When Frederick, pleading that in shipwreck each must save himself, forsook his allies in the summer of 1742, he did so with certain definite intentions. He wished to give Prussia time to digest Silesia, and Europe time to accustom herself to Prussia. “The only question now,” he wrote to Podewils, “is to accustom the cabinets of Europe to see us in the position which this war has given us, and I believe that much moderation and much good temper towards all our neighbours will lead to that result.” The words breathe peace, but peace only so long as it was both safe and profitable for Prussia. “The safety of our new possessions,” he had just pointed out, “rests on a large and efficient army, a full treasury, powerful fortresses and showy alliances which easily impose upon the world.” For a time, it is clear, the King intended to revert to the old policy of drilling men and saving money. But it seems equally clear that if all went well the question which Frederick propounded in 1740 would in due course present itself again. “When one has an advantage is he to use it or not?” Is it reasonable to suppose that the conqueror of Silesia would in future answer No?

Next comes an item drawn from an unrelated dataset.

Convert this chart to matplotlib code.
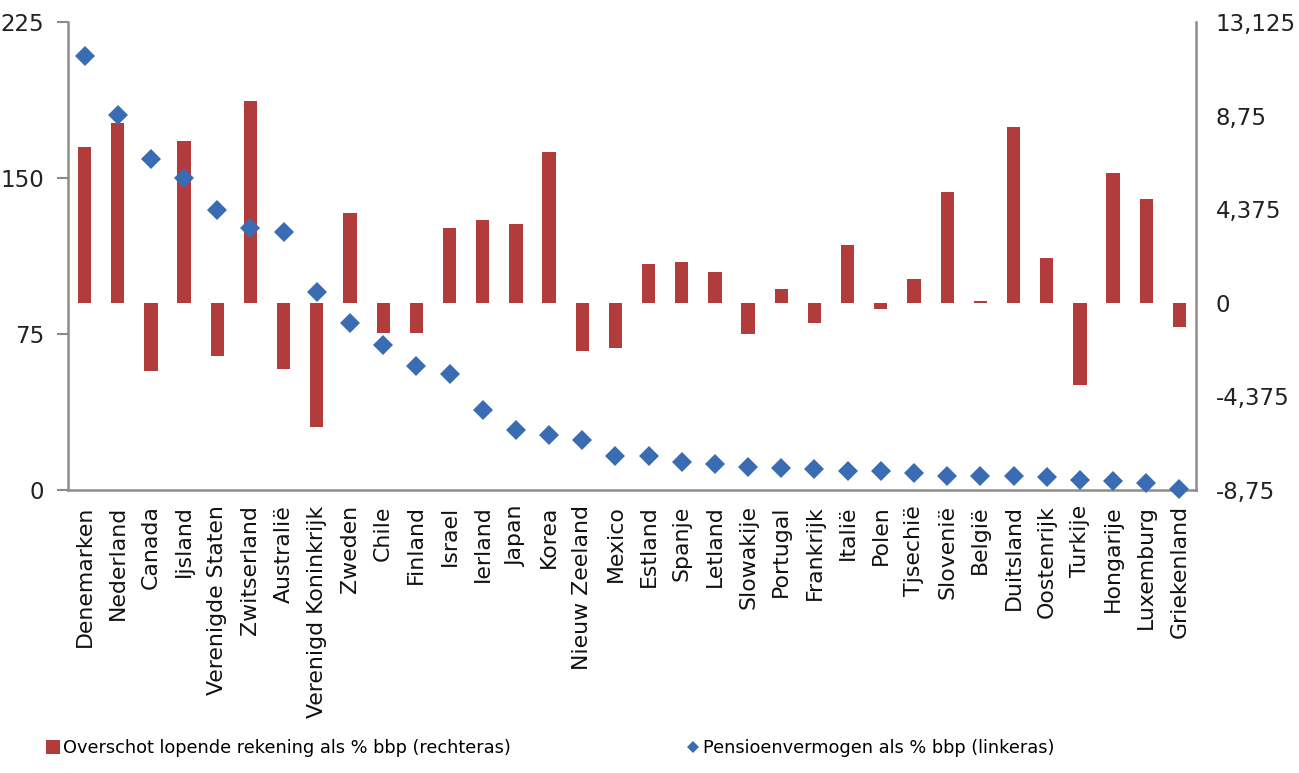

For the present, however, while the Prussian system of government was being established in Silesia, Frederick scanned every rise and fall of the political barometer. What he saw made him at first congratulate himself on having forsaken a losing cause before it was too late. Early in September, 1742, the Saxons quitted the war empty-handed, and it was evident that France repented of her share in it. Before the end of the year her troops had been driven out of almost all Bohemia, and in January, 1743, the death of Fleury deprived her of what unity in policy and administration she still possessed. Worse than all else, the Sea Powers now entered vigorously into the war. George II. was anxious to protect Hanover; Carteret and the English people longed to strike a blow at their natural enemy, France; and the importunity of England at length induced the Dutch to move.

Frederick, though he had arranged affairs in Russia to his liking, had, therefore, every reason to fear lest Austria should grow strong enough to turn against himself. He was annoyed beyond measure by the news of King George’s lucky victory over the French at Dettingen on June 27, 1743. “The devil fly away with my uncle,” he wrote to Podewils. He declared that he would never hear the name of France again. “Noailles is beaten, and by whom? By people who do not understand how to draw up a line of battle, and who, in fact, did not draw one up.” Frederick’s disgust was only increased by the fact that his military criticism was well founded. Owing to George’s want of skill, Noailles had caught his army in a trap, from which it escaped only by calm courage and desperate fighting hand to hand. “I have tolerably well foreseen everything that has passed in Europe hitherto,” wrote the King of Prussia, “but for this blow I was not prepared.”

Dettingen and the fear of worse to follow impelled Frederick to take up arms anew. Early in September, 1743, he visited Wilhelmina at Baireuth and endeavoured in vain to organise a league of German princes to rescue the Emperor. The Austrian diplomats were more successful. In the same month, by a treaty made at Worms, they secured the definite alliance of England and Sardinia. Frederick noticed with some alarm that the Treaty of Berlin, which gave him Silesia, was not treated at Worms as indispensable to the future of Germany. In December a compact more distinctly menacing to Prussia, should she again interfere in the war, was concluded between Austria and Saxony.

Early in the new year (1744), therefore, Frederick turned unabashed to France. He offered to join her in a war which both parties should pledge themselves to continue until Bohemia should have been wrested from the Queen. The Emperor was to receive the greater part of the kingdom, but Prussia, as in 1742, claimed the four Bohemian circles east of the Elbe and also that fringe of Silesia which the Treaty of Berlin had left in Austrian hands. Early in June all was arranged. By the so-called Union of Frankfort some share in the undertaking was promised by the Elector Palatine and the Landgrave of Hesse-Cassel. But the substantial allies were, as in the earlier war, France, Prussia, and Bavaria. The general plan agreed upon was that France should cripple the Sea Powers by attacking the Netherlands and Hanover. If the result was to bring an Austrian army into Alsace, Frederick promised in his turn to cripple Austria by flinging eighty thousand men into Bohemia. In that case the French undertook to make another campaign in the East.

The motives which inspired Frederick to take action are so clear that there is no need to seek them in the solemn accusation against Austria which he gave to the world in August. He deemed it expedient to take up the attitude of a German patriot, who, after exhausting the resources of negotiation, was driven to repel by force the conspiracy of the Queen of Hungary against the constitution of the Empire.

“The race of those Germans of old, who for so many centuries defended their fatherland and their liberties against all the majesty of the Roman Empire, still survives, and will make the same defence to-day against those who dare to conspire against them.... In one word, the King asks for nothing and with him there is no question whatever of personal interests. His Majesty has recourse to arms only to restore liberty to the Empire, the sceptre to the Emperor and peace to Europe.”